I am trying to figure out a recommended way of calling async method in a sync method, which already would be running in async context. That is, the library is async already, but there is one user facing method which is sync, in which I want to call an async method.
I have a method (I cannot change this to async -- since this is public API):
pub fn sync_method(&self) -> Result<()> {}
Within this method, I want to call an async method (and move next only after the async method is completed), so I did this:
let _ = tokio::task::block_in_place(move || {
let rt = tokio::runtime::Builder::new_current_thread()
.enable_all()
.build()
.unwrap();
rt.block_on(async {
let _ = db.my_async_method().await;
})
});
this worked when I used it in the code / examples. But cargo test started failing:
can call blocking only when running on the multi-threaded runtime
The tests all have #[tokio::test], and seems tokio tests run in single thread. So I guess that's why they failed.
I thought I would use Runtime.block_on:
let rt = tokio::runtime::Runtime::new().unwrap();
rt.block_on(async {
...
});
but this breaks too! cannot create runtime within another one. So I have settled with following:
The blocking ("sync") code must be run in a separate thread, such as with Tokio's spawn_blocking(). No other option is fully composable and thus suitable for a library.

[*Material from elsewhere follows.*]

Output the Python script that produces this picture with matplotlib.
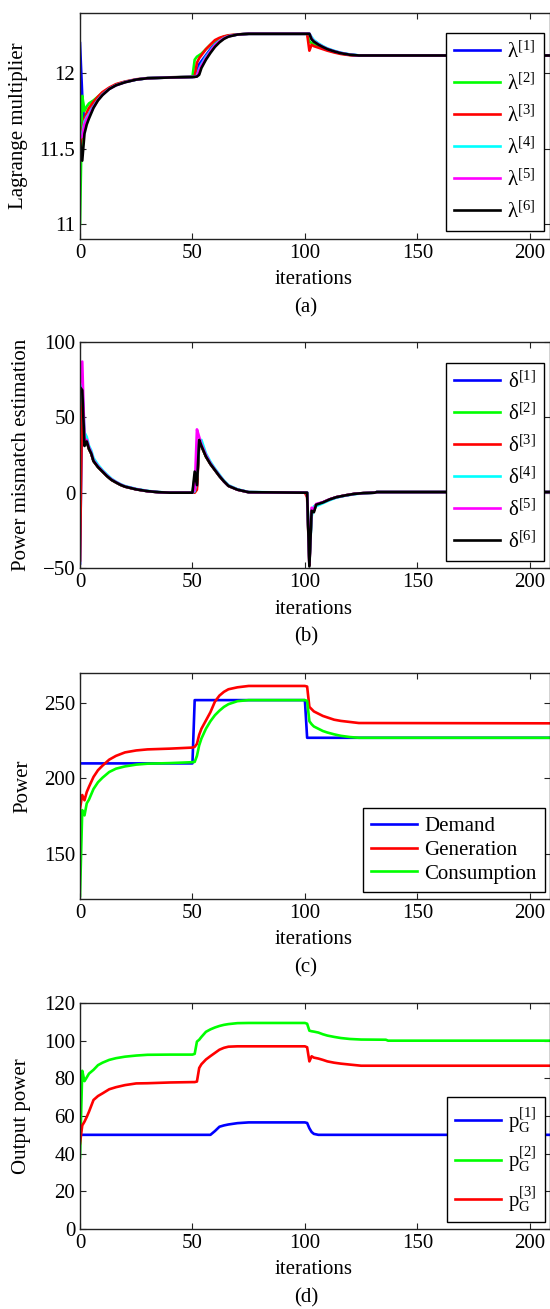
"""Distributed dispatch: Lagrange multipliers, mismatch estimates, power and unit outputs."""

import matplotlib
matplotlib.use("Agg")
import matplotlib.pyplot as plt

FONT = "Liberation Serif"
FONT_SIZE = 15
LINE_WIDTH = 1.9
W, H = 550, 1309          # figure size in pixels
AX_LEFT, AX_WIDTH, AX_HEIGHT = 80, 470, 226
AX_BOTTOMS = [239, 568, 899, 1229]  # bottom spine of each panel, px from top
X_MAX = 209

plt.rcParams["font.family"] = [FONT, "DejaVu Serif"]
plt.rcParams["mathtext.fontset"] = "custom"
plt.rcParams["mathtext.rm"] = FONT
plt.rcParams["mathtext.it"] = FONT + ":italic"
plt.rcParams["mathtext.bf"] = FONT + ":bold"

COLORS6 = ["#0000ff", "#00ff00", "#ff0000", "#00ffff", "#ff00ff", "#000000"]
COLORS3 = ["#0000ff", "#ff0000", "#00ff00"]

# ---- (a) Lagrange multipliers ----
iter_a = [0, 1, 2, 3, 4, 6, 8, 10, 13, 16, 20, 25, 30, 40, 50,
          51, 52, 53, 54, 56, 58, 60, 62, 64, 66, 70, 75,
          101, 102, 103, 104, 106, 108, 110, 113, 116, 120, 124, 210]
lam1 = [12.2, 11.85, 11.65, 11.70, 11.73, 11.785, 11.83, 11.86, 11.898, 11.922, 11.942, 11.958, 11.967, 11.972, 11.976,
        11.977, 12.0, 12.06, 12.08, 12.12, 12.16, 12.195, 12.22, 12.235, 12.247, 12.257, 12.262,
        12.262, 12.262, 12.23, 12.215, 12.195, 12.177, 12.162, 12.147, 12.135, 12.124, 12.118, 12.118]
lam2 = [11.0, 11.85, 11.75, 11.78, 11.80, 11.82, 11.845, 11.87, 11.90, 11.925, 11.943, 11.958, 11.967, 11.972, 11.976,
        12.09, 12.11, 12.12, 12.13, 12.16, 12.19, 12.215, 12.23, 12.243, 12.25, 12.257, 12.262,
        12.262, 12.21, 12.20, 12.195, 12.18, 12.167, 12.155, 12.142, 12.131, 12.122, 12.117, 12.117]
lam3 = [11.50, 11.62, 11.70, 11.74, 11.77, 11.81, 11.845, 11.875, 11.905, 11.928, 11.945, 11.96, 11.968, 11.973, 11.977,
        11.98, 12.07, 12.10, 12.12, 12.16, 12.19, 12.22, 12.235, 12.245, 12.252, 12.258, 12.262,
        12.262, 12.15, 12.19, 12.18, 12.17, 12.16, 12.15, 12.138, 12.128, 12.12, 12.117, 12.117]
lam4 = [11.58, 11.60, 11.68, 11.71, 11.73, 11.78, 11.825, 11.86, 11.897, 11.921, 11.942, 11.958, 11.968, 11.973, 11.976,
        11.977, 11.985, 12.03, 12.06, 12.11, 12.15, 12.19, 12.215, 12.233, 12.246, 12.257, 12.262,
        12.262, 12.262, 12.24, 12.22, 12.198, 12.18, 12.165, 12.149, 12.136, 12.125, 12.119, 12.119]
lam5 = [11.57, 11.58, 11.66, 11.70, 11.72, 11.775, 11.822, 11.857, 11.896, 11.92, 11.941, 11.958, 11.967, 11.972, 11.975,
        11.976, 11.98, 12.02, 12.05, 12.10, 12.145, 12.185, 12.212, 12.231, 12.245, 12.257, 12.262,
        12.262, 12.262, 12.23, 12.212, 12.192, 12.175, 12.161, 12.146, 12.134, 12.123, 12.118, 12.118]
lam6 = [11.55, 11.42, 11.60, 11.66, 11.70, 11.77, 11.82, 11.855, 11.895, 11.92, 11.94, 11.958, 11.967, 11.972, 11.975,
        11.976, 11.978, 11.99, 12.035, 12.09, 12.135, 12.175, 12.205, 12.228, 12.243, 12.257, 12.262,
        12.262, 12.262, 12.225, 12.21, 12.19, 12.174, 12.16, 12.145, 12.133, 12.123, 12.118, 12.118]

# ---- (b) power mismatch estimates ----
iter_b = [0, 1, 2, 3, 4, 5, 6, 8, 10, 12, 14, 16, 18, 20, 25, 30, 35, 40, 50,
          51, 52, 53, 54, 56, 58, 60, 62, 64, 66, 70, 75, 100,
          101, 102, 103, 104, 105, 108, 111, 114, 118, 122, 126, 131, 132, 210]
delta1 = [-47, 68, 32, 34, 29, 26, 21, 17, 14, 11, 8.5, 6.8, 5.2, 4, 2.2, 1, 0.3, 0, 0,
          1, 4, 34, 31, 24, 19, 15, 11, 7.5, 4.5, 2, 0.3, 0,
          0, -48, -12, -12, -8, -6.5, -4.5, -3, -1.8, -0.8, -0.3, 0, 0.4, 0.4]
delta2 = [70, 70, 33, 34, 29, 26, 21, 17, 14, 11, 8.5, 6.8, 5.2, 4, 2.2, 1, 0.3, 0, 0,
          10, 6, 34, 31, 24, 19, 15, 11, 7.5, 4.5, 2, 0.3, 0,
          0, -46, -11, -12, -8, -6.5, -4.5, -3, -1.8, -0.8, -0.3, 0, 0.4, 0.4]
delta3 = [-45, 70, 33, 34, 29, 26, 21, 17, 14, 11, 8.5, 6.8, 5.2, 4, 2.2, 1, 0.3, 0, 0,
          0, 2, 33, 31, 24, 19, 15, 11, 7.5, 4.5, 2, 0.3, 0,
          -3, -48, -12, -12, -8, -6.5, -4.5, -3, -1.8, -0.8, -0.3, 0, 0.4, 0.4]
delta4 = [72, 71, 40, 37, 31, 28, 23, 18.5, 15, 12, 9.3, 7.3, 5.7, 4.4, 2.5, 1.2, 0.4, 0, 0,
          1, 10, 33, 35, 26, 20.5, 16, 12, 8, 5, 2.3, 0.4, 0,
          0, -45, -16, -9, -9, -7, -5, -3.3, -2, -1, -0.4, 0, 0.4, 0.4]
delta5 = [72, 87, 35, 35, 30, 26.5, 21.5, 17.5, 14.3, 11.3, 8.8, 7, 5.4, 4.1, 2.3, 1, 0.3, 0, 0,
          2, 42, 37, 32, 25, 19.5, 15.3, 11.3, 7.5, 4.6, 2, 0.3, 0,
          0, -47, -10, -11, -7.5, -6.3, -4.4, -3, -1.8, -0.8, -0.3, 0, 0.4, 0.4]
delta6 = [70, 68, 31, 34, 29, 26, 21, 17, 14, 11, 8.5, 6.8, 5.2, 4, 2.2, 1, 0.3, 0, 0,
          14, 5, 35, 31, 24, 19, 15, 11, 7.5, 4.5, 2, 0.3, 0,
          0, -49, -12, -13, -8, -6.5, -4.5, -3, -1.8, -0.8, -0.3, 0, 0.4, 0.4]

# ---- (c) demand / generation / consumption ----
iter_demand = [0, 50, 51, 100, 101, 210]
demand = [210, 210, 252, 252, 227, 227]
iter_c = [0, 1, 2, 3, 4, 6, 8, 10, 13, 16, 20, 25, 30, 40, 50,
          51, 52, 53, 54, 56, 58, 60, 62, 64, 66, 70, 75, 100,
          101, 102, 103, 104, 106, 108, 110, 113, 116, 120, 124, 210]
generation = [180, 189, 185.5, 191, 194.5, 201, 205.5, 208.5, 212.5, 215, 217.3, 218.6, 219.3, 219.8, 220.5,
              221, 223, 229, 233, 238.5, 244, 251, 255, 257.5, 259.2, 260.5, 261.4, 261.4,
              261, 247.5, 246, 244.5, 243, 241.5, 240.5, 239, 238.2, 237.5, 236.8, 236.6]
consumption = [122, 179, 175.5, 183.5, 186, 193, 197.5, 200.5, 204.3, 206.5, 208, 209.2, 209.8, 210.2, 210.8,
               211, 215, 222, 226.5, 233, 238, 242, 245, 247.5, 249.3, 251.3, 252, 252,
               251.5, 238, 236, 234.5, 233, 231.5, 230.5, 229.3, 228.3, 227.5, 227, 227]

# ---- (d) unit outputs ----
iter_pg1 = [0, 58, 60, 62, 64, 66, 70, 75, 100, 101, 102, 103, 104, 106, 210]
pg1 = [50, 50, 52, 54.3, 55, 55.5, 56.2, 56.6, 56.6, 56.3, 53.5, 51.5, 50.5, 50, 50]
iter_d = [0, 1, 2, 3, 4, 6, 8, 10, 13, 16, 20, 25, 30, 40, 50,
          51, 52, 53, 54, 56, 58, 60, 62, 64, 66, 70, 75, 100,
          101, 102, 103, 104, 106, 108, 110, 113, 116, 120, 125, 136, 137, 210]
pg2 = [38, 84, 78.5, 80.5, 82.5, 84.5, 87, 88.3, 89.8, 90.7, 91.5, 92.1, 92.5, 92.6, 92.6,
       93, 99.5, 100.5, 102, 104.7, 106, 107, 107.8, 108.4, 108.8, 109.3, 109.4, 109.4,
       109, 105.3, 105, 104.8, 104.3, 103.4, 102.7, 102, 101.4, 100.9, 100.6, 100.5, 100, 100]
pg3 = [45.5, 55, 57, 59.5, 62.3, 68.5, 70.6, 72, 74.2, 75.3, 76.4, 77.3, 77.4, 77.8, 78,
       78, 78.3, 85.5, 87.5, 90, 91.8, 93.5, 95.2, 96.2, 96.8, 97, 97, 97,
       96.5, 89, 91.7, 91, 90.5, 89.8, 89, 88.3, 87.8, 87.3, 86.7, 86.7, 86.7, 86.7]

lam_labels = [r"$\mathrm{λ}^{[%d]}$" % k for k in range(1, 7)]
delta_labels = [r"$\mathrm{δ}^{[%d]}$" % k for k in range(1, 7)]
power_labels = ["Demand", "Generation", "Consumption"]
pg_labels = [r"$\mathrm{p}_\mathrm{G}^{[%d]}$" % k for k in range(1, 4)]

fig = plt.figure(figsize=(W / 100, H / 100), dpi=100)


def make_axes(bottom_px, ylim, yticks, ylabel, ylabel_x, tag):
    ax = fig.add_axes([AX_LEFT / W, (H - bottom_px) / H, AX_WIDTH / W, AX_HEIGHT / H])
    ax.set_xlim(0, X_MAX)
    ax.set_ylim(*ylim)
    ax.set_xticks([0, 50, 100, 150, 200])
    ax.set_yticks(yticks)
    ax.tick_params(direction="in", top=True, right=True, length=4, width=0.8,
                   labelsize=FONT_SIZE, pad=3.5, color="#222222", labelcolor="black")
    for s in ax.spines.values():
        s.set_linewidth(1.0)
        s.set_color("#222222")
    top_px = bottom_px - AX_HEIGHT
    fig.text(ylabel_x / W, 1 - (top_px + AX_HEIGHT / 2) / H, ylabel, rotation=90,
             ha="center", va="center", fontsize=FONT_SIZE)
    fig.text(314 / W, 1 - (bottom_px + 41) / H, "iterations", ha="center", va="center", fontsize=FONT_SIZE)
    fig.text(306 / W, 1 - (bottom_px + 69) / H, tag, ha="center", va="center", fontsize=FONT_SIZE)
    return ax


def add_legend(ax, loc, anchor, spacing):
    leg = ax.legend(loc=loc, bbox_to_anchor=anchor, bbox_transform=ax.transAxes, borderaxespad=0,
                    fontsize=FONT_SIZE, handlelength=2.2, handletextpad=0.35, labelspacing=spacing,
                    borderpad=0.4, fancybox=False, framealpha=1, edgecolor="black")
    leg.get_frame().set_linewidth(1.0)


# (a)
ax = make_axes(AX_BOTTOMS[0], (10.9, 12.4), [11, 11.5, 12], "Lagrange multiplier", 19, "(a)")
ax.set_yticklabels(["11", "11.5", "12"])
for ys, c, lab in zip([lam1, lam2, lam3, lam4, lam5, lam6], COLORS6, lam_labels):
    ax.plot(iter_a, ys, color=c, lw=LINE_WIDTH, label=lab)
add_legend(ax, "upper right", (0.987, 0.912), 0.52)

# (b)
ax = make_axes(AX_BOTTOMS[1], (-50, 100), [-50, 0, 50, 100], "Power mismatch estimation", 22, "(b)")
for ys, c, lab in zip([delta1, delta2, delta3, delta4, delta5, delta6], COLORS6, delta_labels):
    ax.plot(iter_b, ys, color=c, lw=LINE_WIDTH, label=lab)
add_legend(ax, "upper right", (0.987, 0.907), 0.52)

# (c)
ax = make_axes(AX_BOTTOMS[2], (120, 270), [150, 200, 250], "Power", 23, "(c)")
ax.plot(iter_demand, demand, color=COLORS3[0], lw=LINE_WIDTH, label=power_labels[0])
ax.plot(iter_c, generation, color=COLORS3[1], lw=LINE_WIDTH, label=power_labels[1])
ax.plot(iter_c, consumption, color=COLORS3[2], lw=LINE_WIDTH, label=power_labels[2])
add_legend(ax, "lower right", (0.989, 0.031), 0.2)

# (d)
ax = make_axes(AX_BOTTOMS[3], (0, 120), [0, 20, 40, 60, 80, 100, 120], "Output power", 22, "(d)")
ax.plot(iter_pg1, pg1, color="#0000ff", lw=LINE_WIDTH, label=pg_labels[0])
ax.plot(iter_d, pg2, color="#00ff00", lw=LINE_WIDTH, label=pg_labels[1])
ax.plot(iter_d, pg3, color="#ff0000", lw=LINE_WIDTH, label=pg_labels[2])
add_legend(ax, "lower right", (0.989, 0.031), 0.48)

fig.savefig("out.png", dpi=100)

block_in_place() is not appropriate for use in a library, because it will cause misbehavior of select!() and similar things in the caller. Only use block_in_place() when you control all of the async code that is calling it, from the task on down. You must use spawn_blocking() (or some other approach) instead.
Don't create a second runtime; get a Handle to the existing runtime and use that.
This way is incorrect. By using std::thread::Thread::join() you are bypassing Tokio's correctness checks because Tokio can't notice you are calling join(). join() is a blocking function so you must not call it from an async context.
This is the shape of a correct async-blocking-async transition:
let handle = Handle::current();
spawn_blocking(move || {
// ... call something that calls sync_method() which internally calls ...
handle.block_on(async {
let _ = db.my_async_method().await;
})
}).await;
If you can't pass the Handle through, then obtain and call it immediately like Handle::current().block_on( instead; the price of that is that your users will get the “must be called within the context of a runtime” error if they call your sync_method() from a thread without enter()ing first, so it's better to keep the handle if you can.
If you do all of this correctly, your library will run fine under either the current-thread or multi-thread runtimes.
Whenever possible, you should avoid having a blocking async → sync → async sandwich in your program. Its messy and it's better to change it to be all async instead of hacking around it.
Unless there's some hard limit that forces use of a sync API, like C FFI that doesn't support anything else, or your library's public API being committed to being sync, try making the whole call chain async, by changing fn to async fn.
Sometimes if you have functions that must return something synchronously, like callbacks on the Iterator, you can try returning a Futurewithout running/awaiting it, and make it the caller's problem. There's join_all in futures crate that can await any number of futures once they're bubbled up out from the sync calls.
Another option is to use channels that support both sync and async sending/receiving. This allows you to run sync and async code independently, on separate threads. For example you can spawn a thread for a single-threaded blocking database interface, and communicate with that thread via channels from anywhere in an async program.
Thing is, sync_method is public and it is at the top level. So library users would call this method directly. If above is the only right way, then it would be a breaking change. In that case, I could just change the sync_method signature to async.
If you can put the Handle in whatever data type some_method is a method of, then that won't be a breaking change.
If that isn't possible then there is no option that isn't a breaking change (other than setting up a tokio runtime in a static variable, which is not usually something a library should be doing).
Oh, yes, async callers of sync_method must do that.
If your sync_method was previously documented as, or de-facto used as, a non-blocking method (i.e. OK to use from either async or non-async code), then making it block is a breaking change.